Pour faire face à ces défis, le nouveau code pénal a été élaboré avec la volonté ferme de durcir les sanctions contre les agresseurs, a assuré le ministre. Il a souligné, par ailleurs, les efforts consentis pour garantir une forte protection aux mineurs, que ce soit dans les cas de viols ou d'attentats à la pudeur.
"Pour la première fois, nous avons ouvert aux enfants l'accès à la justice", a annoncé le ministre, soulignant que "tout mineur victime peut désormais porter plainte lui-même". Cependant, il a précisé que la présence d'un avocat est désormais obligatoire pour garantir la préservation des droits et des intérêts de l'enfant lors de sa comparution devant la police.
"Le nouveau code pénal a également pris des mesures strictes en criminalisant le mariage forcé des mineures et en traitant de nombreuses questions liées à l'exploitation sexuelle des enfants, notamment dans la prostitution et la pornographie", a ajouté le ministre.
Face à la complexité de la situation, le ministre a suggéré l'établissement d'un code de la justice pénale des mineurs, une démarche déjà adoptée par plusieurs pays. Cette initiative vise à regrouper toutes les dispositions spécifiques aux enfants dans un ensemble juridique cohérent tout en renforçant les sanctions contre les criminels qui violent les droits des enfants.
Comment Ouahbi s'y prend-il pour digitaliser le secteur ?
Dans le même contexte, les députés ont abordé la problématique de l'accès à la justice, avec l'usage à profusion de l'Internet et des nouvelles technologies de l'information et de la communication. Un chantier sur lequel s'est attardé le ministre de tutelle, qui s'est dit totalement engagé dans la dématérialisation des procédures judiciaires, le cas actuellement du casier judiciaire et de l'usage des moyens technologiques. Dans ce sillage, Abdellatif Ouahbi a révélé que son département offrira bientôt une possibilité d'obtenir un certificat de nationalité marocaine par voie électronique. A cette fin, désormais, une plateforme électronique pour la demande de la nationalité marocaine devait être lancée mardi 9 janvier.

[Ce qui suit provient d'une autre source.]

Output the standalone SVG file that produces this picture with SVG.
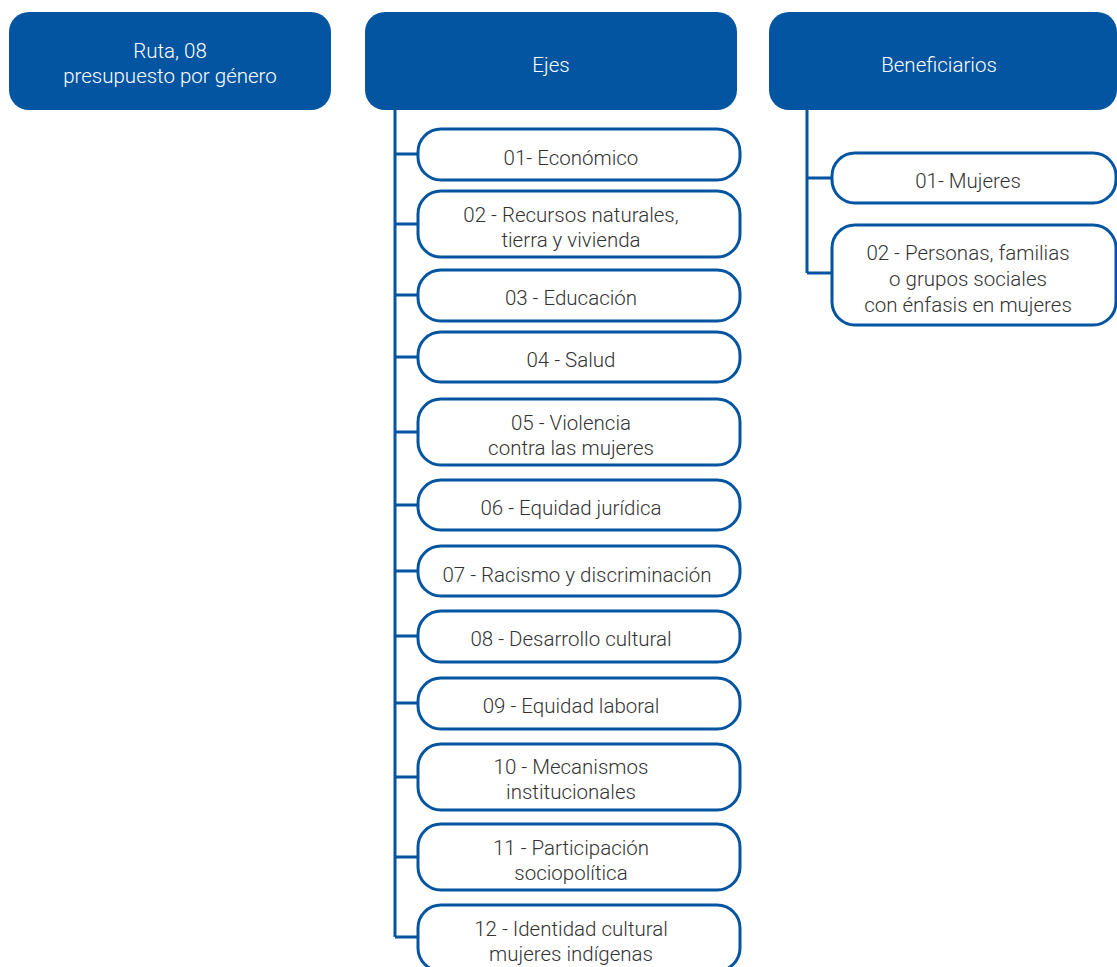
<svg xmlns="http://www.w3.org/2000/svg" width="1117" height="967" viewBox="0 0 1117 967">
<style>
.hdr{fill:#0455a1;}
.hdrt{fill:#ffffff;font-family:Roboto,"Liberation Sans",sans-serif;font-weight:300;font-size:20.5px;text-anchor:middle;}
.box{fill:#ffffff;stroke:#0455a1;stroke-width:3;}
.t{fill:#333333;font-family:Roboto,"Liberation Sans",sans-serif;font-weight:300;font-size:20.5px;text-anchor:middle;}
.c{fill:none;stroke:#0455a1;stroke-width:3;}
</style>
<rect width="1117" height="967" fill="#ffffff"/>
<g id="connectors">
<path class="c" d="M395 109 V937 M395 154 H418 M395 224 H418 M395 295 H418 M395 357 H418 M395 432 H418 M395 505 H418 M395 571 H418 M395 636 H418 M395 703 H418 M395 777 H418 M395 857 H418 M395 937 H418"/>
<path class="c" d="M807 109 V273 M807 178 H832 M807 273 H832"/>
</g>
<g id="n-ruta"><rect class="hdr" x="9" y="12" width="322" height="98" rx="20"/><text class="hdrt" x="170" y="58">Ruta, 08</text><text class="hdrt" x="170" y="83">presupuesto por género</text></g>
<g id="n-ejes"><rect class="hdr" x="365" y="12" width="372" height="98" rx="20"/><text class="hdrt" x="551" y="72">Ejes</text></g>
<g id="n-benef"><rect class="hdr" x="769" y="12" width="348" height="98" rx="20"/><text class="hdrt" x="939" y="72">Beneficiarios</text></g>
<g id="n-e01"><rect class="box" x="418" y="129" width="322" height="51" rx="23"/><text class="t" x="571" y="165">01- Económico</text></g>
<g id="n-e02"><rect class="box" x="418" y="191" width="322" height="66" rx="23"/><text class="t" x="571" y="222">02 - Recursos naturales,</text><text class="t" x="571" y="247">tierra y vivienda</text></g>
<g id="n-e03"><rect class="box" x="418" y="270" width="322" height="51" rx="23"/><text class="t" x="571" y="305">03 - Educación</text></g>
<g id="n-e04"><rect class="box" x="418" y="332" width="322" height="50" rx="23"/><text class="t" x="571" y="367">04 - Salud</text></g>
<g id="n-e05"><rect class="box" x="418" y="399" width="322" height="66" rx="23"/><text class="t" x="571" y="430">05 - Violencia</text><text class="t" x="571" y="455">contra las mujeres</text></g>
<g id="n-e06"><rect class="box" x="418" y="480" width="322" height="50" rx="23"/><text class="t" x="571" y="515">06 - Equidad jurídica</text></g>
<g id="n-e07"><rect class="box" x="418" y="546" width="322" height="50" rx="23"/><text class="t" x="577" y="582">07 - Racismo y discriminación</text></g>
<g id="n-e08"><rect class="box" x="418" y="611" width="322" height="51" rx="23"/><text class="t" x="571" y="646">08 - Desarrollo cultural</text></g>
<g id="n-e09"><rect class="box" x="418" y="678" width="322" height="51" rx="23"/><text class="t" x="571" y="713">09 - Equidad laboral</text></g>
<g id="n-e10"><rect class="box" x="418" y="744" width="322" height="66" rx="23"/><text class="t" x="571" y="774">10 - Mecanismos</text><text class="t" x="571" y="799">institucionales</text></g>
<g id="n-e11"><rect class="box" x="418" y="824" width="322" height="66" rx="23"/><text class="t" x="571" y="855">11 - Participación</text><text class="t" x="571" y="880">sociopolítica</text></g>
<g id="n-e12"><rect class="box" x="418" y="905" width="322" height="66" rx="23"/><text class="t" x="571" y="936">12 - Identidad cultural</text><text class="t" x="571" y="961">mujeres indígenas</text></g>
<g id="n-b01"><rect class="box" x="832" y="153" width="284" height="50" rx="23"/><text class="t" x="968" y="188">01- Mujeres</text></g>
<g id="n-b02"><rect class="box" x="832" y="225" width="284" height="100" rx="23"/><text class="t" x="968" y="260">02 - Personas, familias</text><text class="t" x="968" y="286">o grupos sociales</text><text class="t" x="968" y="312">con énfasis en mujeres</text></g>
</svg>
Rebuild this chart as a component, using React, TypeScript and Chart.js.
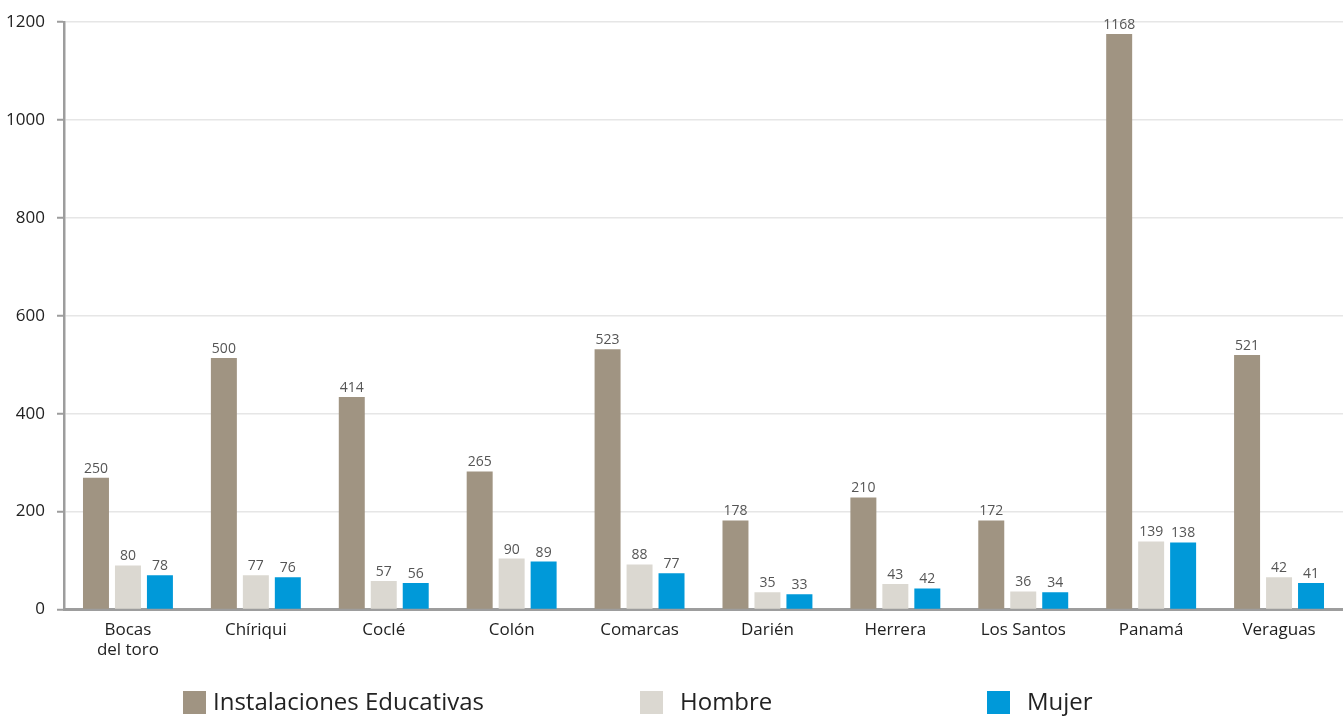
import React, { useEffect, useRef } from "react";
import { Chart, registerables } from "chart.js";

Chart.register(...registerables);

const categories: (string | string[])[] = [
  ["Bocas", "del toro"], "Chíriqui", "Coclé", "Colón", "Comarcas",
  "Darién", "Herrera", "Los Santos", "Panamá", "Veraguas",
];

// Bar heights as drawn in the picture
const instalaciones = [269, 514, 434, 282, 532, 182, 229, 182, 1176, 520];
const hombre = [90, 70, 58, 104, 92, 35, 52, 37, 139, 66];
const mujer = [70, 66, 54, 98, 74, 31, 43, 35, 137, 54];

// Value labels printed above the bars
const instalacionesLabels = [250, 500, 414, 265, 523, 178, 210, 172, 1168, 521];
const hombreLabels = [80, 77, 57, 90, 88, 35, 43, 36, 139, 42];
const mujerLabels = [78, 76, 56, 89, 77, 33, 42, 34, 138, 41];

const seriesNames = ["Instalaciones Educativas", "Hombre", "Mujer"];
const colors = ["#a09482", "#dbd8d1", "#0099d9"];

const yTicks = [0, 200, 400, 600, 800, 1000, 1200];

const FONT = "'Open Sans', 'Noto Sans', sans-serif";

export default function App() {
  const ref = useRef<HTMLCanvasElement | null>(null);

  useEffect(() => {
    document.body.style.margin = "0";
    const canvas = ref.current;
    if (!canvas) return;
    const labelSets = [instalacionesLabels, hombreLabels, mujerLabels];

    const valueLabels = {
      id: "valueLabels",
      afterDatasetsDraw(chart: any) {
        const ctx = chart.ctx;
        ctx.save();
        ctx.font = `14px ${FONT}`;
        ctx.fillStyle = "#555555";
        ctx.textAlign = "center";
        ctx.textBaseline = "bottom";
        chart.data.datasets.forEach((_ds: any, i: number) => {
          const meta = chart.getDatasetMeta(i);
          meta.data.forEach((el: any, j: number) => {
            ctx.fillText(String(labelSets[i][j]), el.x, el.y - 2);
          });
        });
        ctx.restore();
      },
    };

    const boxPos = [183, 640, 987];
    const textPos = [213, 680, 1027];
    const customLegend = {
      id: "customLegend",
      afterDraw(chart: any) {
        const ctx = chart.ctx;
        ctx.save();
        ctx.font = `24px ${FONT}`;
        ctx.textBaseline = "middle";
        ctx.textAlign = "left";
        chart.data.datasets.forEach((ds: any, i: number) => {
          ctx.fillStyle = ds.backgroundColor;
          ctx.fillRect(boxPos[i], 691, 23, 23);
          ctx.fillStyle = "#222222";
          ctx.fillText(ds.label, textPos[i], 703);
        });
        ctx.restore();
      },
    };

    const chart = new Chart(canvas, {
      type: "bar",
      data: {
        labels: categories,
        datasets: [
          { label: seriesNames[0], data: instalaciones, backgroundColor: colors[0] },
          { label: seriesNames[1], data: hombre, backgroundColor: colors[1] },
          { label: seriesNames[2], data: mujer, backgroundColor: colors[2] },
        ],
      },
      options: {
        animation: false,
        responsive: false,
        maintainAspectRatio: false,
        layout: { padding: { top: 20, right: 0, bottom: 0, left: 0 } },
        datasets: { bar: { categoryPercentage: 0.75, barPercentage: 0.8125 } },
        plugins: {
          legend: { display: false },
          tooltip: { enabled: false },
        },
        scales: {
          x: {
            grid: { display: false },
            border: { display: true, color: "#9d9d9d", width: 3 },
            ticks: {
              color: "#222222",
              font: { family: FONT, size: 17 },
              padding: 2,
              maxRotation: 0,
              autoSkip: false,
            },
            afterFit(scale: any) {
              scale.height = 109.5;
            },
          },
          y: {
            min: 0,
            max: 1200,
            afterBuildTicks(scale: any) {
              scale.ticks = yTicks.map((v) => ({ value: v }));
            },
            grid: {
              color: "#e6e6e6",
              lineWidth: 1.5,
              tickLength: 7,
              tickColor: "#9d9d9d",
              tickWidth: 2,
            },
            border: { display: true, color: "#9d9d9d", width: 2.5 },
            ticks: {
              color: "#222222",
              font: { family: FONT, size: 17 },
              padding: 12,
              callback: (v: any) => String(v),
            },
            afterFit(scale: any) {
              scale.width = 64;
            },
          },
        },
      },
      plugins: [valueLabels, customLegend],
    });
    return () => chart.destroy();
  }, []);

  return (
    <div style={{ width: 1343, height: 719 }}>
      <canvas ref={ref} width={1343} height={719} style={{ display: "block" }} />
    </div>
  );
}
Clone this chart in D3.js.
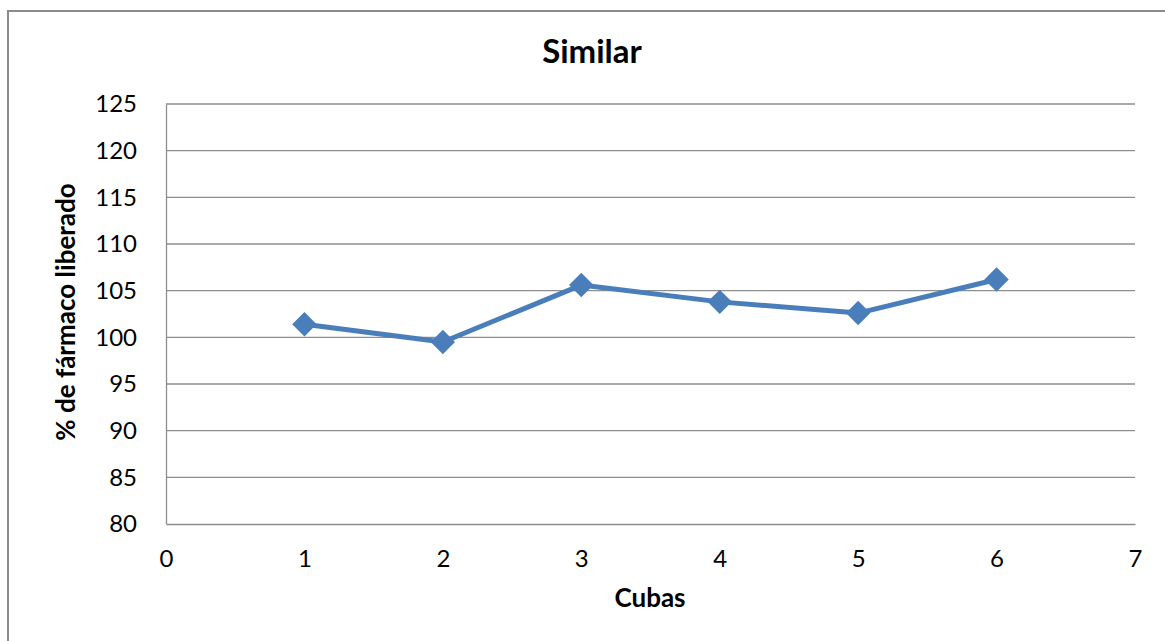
<!DOCTYPE html>
<html>
<head>
<meta charset="utf-8">
<script src="https://cdn.jsdelivr.net/npm/d3@7"></script>
<style>
  html, body { margin: 0; padding: 0; background: #fff; }
  svg { display: block; }
  text { font-family: Lato, "Open Sans", sans-serif; fill: #000; }
</style>
</head>
<body>
<svg id="chart" width="1165" height="641"></svg>
<script>
// Drug release per dissolution vessel
const cubas = [1, 2, 3, 4, 5, 6];
const liberado = [101.4, 99.5, 105.6, 103.8, 102.6, 106.2];
const xTicks = [0, 1, 2, 3, 4, 5, 6, 7];
const yTicks = [80, 85, 90, 95, 100, 105, 110, 115, 120, 125];

const titulo = "Similar";
const tituloX = "Cubas";
const tituloY = "% de fármaco liberado";

const svg = d3.select("#chart");
const W = 1165, H = 641;
const m = { left: 166, right: 1135, top: 104, bottom: 524 };
const lineColor = "#4a7ebb";
const gridColor = "#8e8e8e";

// outer chart frame
svg.append("rect")
  .attr("x", 8).attr("y", 11)
  .attr("width", W).attr("height", H)
  .attr("fill", "#fff")
  .attr("stroke", "#8a8a8a").attr("stroke-width", 2);

const x = d3.scaleLinear().domain([0, 7]).range([m.left, m.right]);
const y = d3.scaleLinear().domain([80, 125]).range([m.bottom, m.top]);

// horizontal gridlines
svg.append("g")
  .selectAll("line")
  .data(yTicks.filter(d => d > 80))
  .join("line")
  .attr("x1", m.left).attr("x2", m.right)
  .attr("y1", d => y(d)).attr("y2", d => y(d))
  .attr("stroke", gridColor).attr("stroke-width", 1.3);

// y axis
const yAxis = svg.append("g")
  .attr("transform", `translate(${m.left},0)`)
  .call(d3.axisLeft(y).tickValues(yTicks).tickSize(0).tickPadding(29).tickFormat(d3.format("d")));
yAxis.select(".domain").attr("stroke", gridColor).attr("stroke-width", 1.3);
yAxis.selectAll("text")
  .style("font-family", "Lato, sans-serif")
  .style("font-size", "24px")
  .attr("fill", "#000");

// x axis
const xAxis = svg.append("g")
  .attr("transform", `translate(0,${m.bottom})`)
  .call(d3.axisBottom(x).tickValues(xTicks).tickSize(0).tickPadding(26).tickFormat(d3.format("d")));
xAxis.select(".domain").attr("stroke", gridColor).attr("stroke-width", 1.3);
xAxis.selectAll("text")
  .style("font-family", "Lato, sans-serif")
  .style("font-size", "24px")
  .attr("fill", "#000");

// series line
const data = cubas.map((c, i) => ({ c, v: liberado[i] }));
svg.append("path")
  .datum(data)
  .attr("fill", "none")
  .attr("stroke", lineColor)
  .attr("stroke-width", 5)
  .attr("stroke-linejoin", "round")
  .attr("d", d3.line().x(d => x(d.c)).y(d => y(d.v)));

// diamond markers
const diamond = d3.symbol().type(d3.symbolDiamond2).size(380);
svg.append("g")
  .selectAll("path")
  .data(data)
  .join("path")
  .attr("transform", d => `translate(${x(d.c)},${y(d.v)})`)
  .attr("d", diamond)
  .attr("fill", lineColor);

// titles
svg.append("text")
  .attr("x", 592).attr("y", 63)
  .attr("text-anchor", "middle")
  .style("font-size", "33px").style("font-weight", "bold")
  .text(titulo);

svg.append("text")
  .attr("x", 650).attr("y", 607)
  .attr("text-anchor", "middle")
  .style("font-size", "26px").style("font-weight", "bold")
  .text(tituloX);

svg.append("text")
  .attr("transform", "translate(75,312) rotate(-90)")
  .attr("text-anchor", "middle")
  .style("font-size", "26px").style("font-weight", "bold")
  .text(tituloY);
</script>
</body>
</html>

Cependant, Ouahbi a évoqué quelques défis majeurs au sein de son département, notamment "le manque de culture technique parmi ses fonctionnaires, habitués aux procédures papiers". Malgré cela, il a promis d'accélérer la digitalisation du secteur à travers la mise en place de plusieurs applications interconnectées. "Cela inclut la création d'un portail pour le dépôt des demandes de grâce et de liberté conditionnelle, d'une plateforme pour le paiement électronique des amendes, d'un portail national du référentiel des métiers de la justice", a déclaré Ouahbi.